In many markets, access to credit or incentives for investment in irrigation technology helps smaller farms compete with larger operators. Critics of subsidy-heavy approaches argue that subsidies can distort market signals and slow the adoption of genuinely cost-effective technologies, while supporters contend that strategic incentives unlock productivity gains and reduce environmental externalities over time. See precision agriculture and energy efficiency.

Controversies and debates

Greenhouse irrigation sits at the center of several practical and political debates:

Water use and environmental impact: While precision irrigation can dramatically reduce water waste, critics argue that any intensive greenhouse farming consumes more water per unit of output than open-field systems in some contexts. Proponents counter that greenhouse systems enable production in water-scarce regions, reduce rain-fed variability, and enable recycling and treatment of irrigation return flows. See water use efficiency.
Fertilizer management and runoff: Fertigation improves nutrient delivery but raises concerns about leaching and groundwater quality if mismanaged. Industry players emphasize closed-loop nutrient management and sensors to minimize waste, while some environmental advocates push for stricter limits on nutrient concentrations and more robust monitoring. See fertigation.
Energy intensity and climate policy: Greenhouse operations can be energy-intensive, especially when climate control and supplemental lighting are used. Supporters argue that high-efficiency irrigation reduces waste and lowers overall resource use, while critics stress the need for reliable energy pricing and the integration of renewables. See energy efficiency.
Regulation vs. innovation: A central theme is how much governance should mandate or subsidize irrigation technologies. A market-friendly view prioritizes property rights, private investment, and ROI-driven adoption, while other perspectives favor stronger public investment in R&D and infrastructure to address societal goals. See agricultural policy.

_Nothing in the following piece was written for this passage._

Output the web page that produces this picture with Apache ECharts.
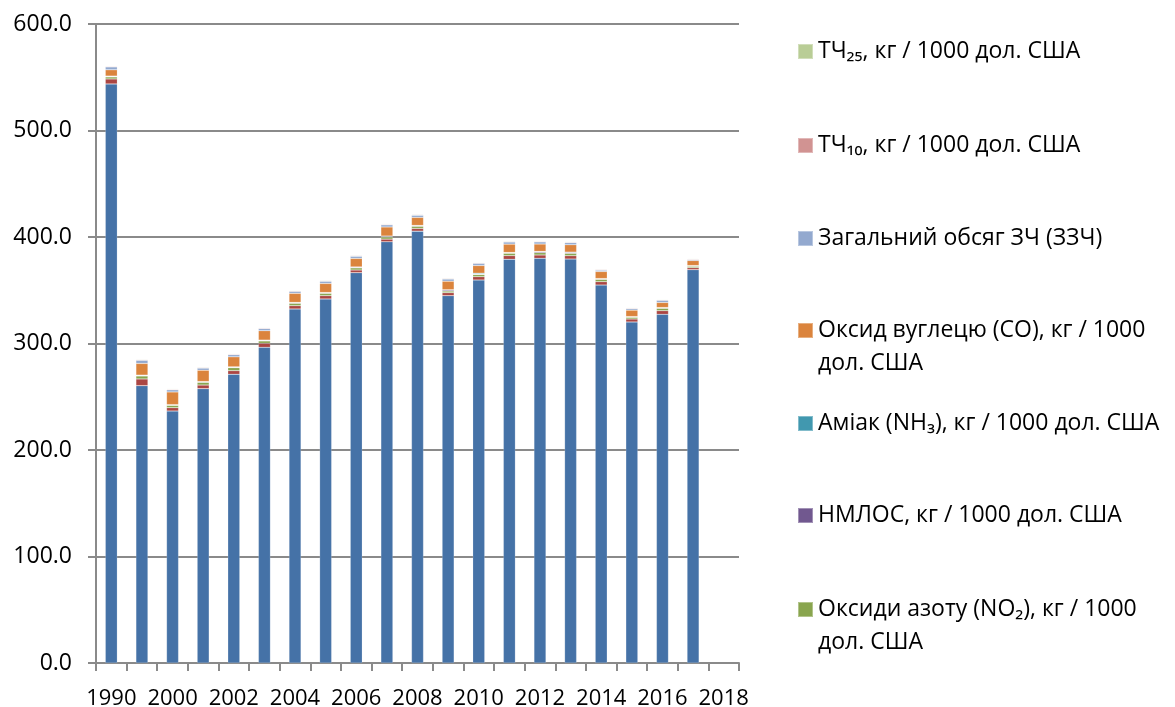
<!DOCTYPE html>
<html>
<head>
<meta charset="utf-8">
<script src="https://cdn.jsdelivr.net/npm/echarts@6/dist/echarts.min.js"></script>
<style>
  html, body { margin: 0; padding: 0; background: #fff; }
  #emissions_con { width: 1175px; height: 707px; }
</style>
</head>
<body>
<div id="emissions_con"></div>
<script>
  // years on the category axis (2018 has no data yet)
  var years = ['1990', '1995', '2000', '2001', '2002', '2003', '2004', '2005', '2006', '2007',
    '2008', '2009', '2010', '2011', '2012', '2013', '2014', '2015', '2016', '2017', '2018'];

  // kg / 1000 USD, bottom of the stack first
  var co2 = [543.7, 260.4, 236.6, 257.6, 271.1, 296.4, 332.4, 341.8, 366.5, 395.5, 405.5, 344.9, 359.6, 379.1, 380.0, 379.3, 354.9, 320.2, 327.4, 369.3, null];
  var so2 = [4.7, 6.3, 3.1, 3.4, 3.4, 3.8, 3.1, 3.1, 2.5, 2.5, 2.5, 2.8, 3.1, 3.4, 3.1, 3.1, 3.1, 2.8, 3.4, 1.9, null];
  var nox = [1.9, 2.8, 2.2, 2.5, 2.8, 2.2, 2.2, 2.2, 2.0, 2.0, 2.0, 1.5, 2.0, 2.2, 2.2, 2.2, 2.2, 1.6, 2.2, 1.3, null];
  var nmvoc = [0.5, 0.5, 0.4, 0.5, 0.5, 0.5, 0.6, 0.5, 0.6, 0.6, 0.6, 1.0, 0.5, 0.5, 0.9, 0.9, 0.5, 0.4, 0.5, 0.4, null];
  var nh3 = [0.3, 0.3, 0.3, 0.3, 0.3, 0.3, 0.3, 0.3, 0.3, 0.3, 0.3, 0.3, 0.8, 0.3, 0.3, 0.3, 0.3, 0.3, 0.3, 0.3, null];
  var co = [5.9, 11.0, 11.9, 10.6, 9.4, 8.8, 8.5, 8.5, 8.0, 8.5, 7.5, 8.0, 7.2, 7.8, 6.9, 6.9, 6.6, 6.0, 4.7, 4.7, null];
  var tsp = [2.7, 2.9, 2.0, 2.0, 2.0, 2.0, 1.8, 2.0, 2.0, 2.0, 2.0, 2.0, 2.0, 2.0, 2.0, 2.0, 1.2, 1.4, 2.0, 0.8, null];
  var pm10 = [0.6, 0.6, 0.6, 0.6, 0.6, 0.6, 0.6, 0.6, 0.6, 0.6, 0.6, 0.6, 0.6, 0.6, 0.6, 0.6, 0.6, 0.6, 0.6, 0.6, null];
  var pm25 = [0.5, 0.5, 0.5, 0.5, 0.5, 0.5, 0.5, 0.5, 0.5, 0.5, 0.5, 0.5, 0.5, 0.5, 0.5, 0.5, 0.5, 0.5, 0.5, 0.5, null];

  var yTicks = [0, 100, 200, 300, 400, 500, 600];

  var font = '"Open Sans", "Noto Sans", sans-serif';

  var series = [
    { name: 'Діоксид вуглецю (CO₂), кг / 1000 дол. США', data: co2, color: '#4572A7' },
    { name: 'Діоксид сірки (SO₂), кг / 1000 дол. США', data: so2, color: '#AA4643' },
    { name: 'Оксиди азоту (NO₂), кг / 1000 дол. США', data: nox, color: '#89A54E' },
    { name: 'НМЛОС, кг / 1000 дол. США', data: nmvoc, color: '#71588F' },
    { name: 'Аміак (NH₃), кг / 1000 дол. США', data: nh3, color: '#4198AF' },
    { name: 'Оксид вуглецю (CO), кг / 1000 дол. США', data: co, color: '#DB843D' },
    { name: 'Загальний обсяг ЗЧ (ЗЗЧ)', data: tsp, color: '#93A9CF' },
    { name: 'ТЧ₁₀, кг / 1000 дол. США', data: pm10, color: '#D19392' },
    { name: 'ТЧ₂₅, кг / 1000 дол. США', data: pm25, color: '#B9CD96' }
  ].map(function (s) {
    return {
      name: s.name,
      type: 'bar',
      stack: 'total',
      barWidth: 12,
      data: s.data,
      itemStyle: { color: s.color, borderColor: 'rgba(255,255,255,0.35)', borderWidth: 0.5 }
    };
  });

  // legend shows the top seven series, top of the stack first; two of them wrap,
  // their square is kept level with the first line by a taller icon box
  var legendRows = [
    { idx: 8, top: 35 },
    { idx: 7, top: 129 },
    { idx: 6, top: 222 },
    { idx: 5, top: 314, wrap: true },
    { idx: 4, top: 407 },
    { idx: 3, top: 499 },
    { idx: 2, top: 593, wrap: true }
  ];

  var legends = legendRows.map(function (r) {
    return {
      data: [series[r.idx].name],
      orient: 'vertical',
      left: 797,
      top: r.top,
      padding: 0,
      icon: r.wrap ? 'path://M0,0L15,0L15,15L0,15Z M0,47.99L0.01,47.99L0.01,48L0,48Z' : 'rect',
      itemWidth: 15,
      itemHeight: r.wrap ? 48 : 15,
      selectedMode: false,
      formatter: function (name) {
        return r.wrap ? name.replace(' дол.', '\nдол.') : name;
      },
      textStyle: {
        fontFamily: font,
        fontSize: 23,
        color: '#000',
        lineHeight: 33
      }
    };
  });

  var chart = echarts.init(document.getElementById('emissions_con'));
  var option = {
    animation: false,
    backgroundColor: '#fff',
    grid: { left: 96, right: 436, top: 24, bottom: 44, containLabel: false, outerBoundsMode: 'none' },
    legend: legends,
    xAxis: {
      type: 'category',
      data: years,
      boundaryGap: true,
      axisLine: { show: true, lineStyle: { color: '#8a8a8a', width: 2 } },
      axisTick: { show: true, interval: 0, length: 8, lineStyle: { color: '#8a8a8a', width: 2 } },
      axisLabel: { interval: 1, margin: 25, color: '#000', fontFamily: font, fontSize: 22 }
    },
    yAxis: {
      type: 'value',
      min: yTicks[0],
      max: yTicks[yTicks.length - 1],
      interval: yTicks[1] - yTicks[0],
      axisLine: { show: true, lineStyle: { color: '#8a8a8a', width: 2 } },
      axisTick: { show: true, length: 8, lineStyle: { color: '#8a8a8a', width: 2 } },
      axisLabel: {
        margin: 24,
        color: '#000',
        fontFamily: font,
        fontSize: 23,
        formatter: function (v) { return v.toFixed(1); }
      },
      splitLine: { show: true, lineStyle: { color: '#8a8a8a', width: 2 } }
    },
    series: series
  };
  chart.setOption(option);
  window.addEventListener('resize', function () {
    chart.resize();
  });
</script>
</body>
</html>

From a practical, industry-first perspective, the focus is on delivering consistent crop quality with minimal waste, using the most appropriate technology for the farm scale and local water regime. The ongoing debate tends to hinge on balancing private investment incentives with regulatory frameworks that ensure environmental protection and long-term resource sustainability.

Case studies and regional context

In regions with advanced horticultural sectors, greenhouse irrigation has matured into a modular toolkit. In European horticulture, compact, high-precision fertigation rigs paired with substrate-based systems are common on tomatoes and peppers. In the Middle East and parts of North Africa, subirrigation and drip-nitrogen management are deployed to maximize water use efficiency under arid climates. Israel and the Netherlands are frequently cited for early adoption of integrated irrigation and climate-control systems that pair water savings with high yields. In warmer regions, commercial operations emphasize rapid crop turnover and automation to maximize a controlled-environment advantage. See Israel and Netherlands.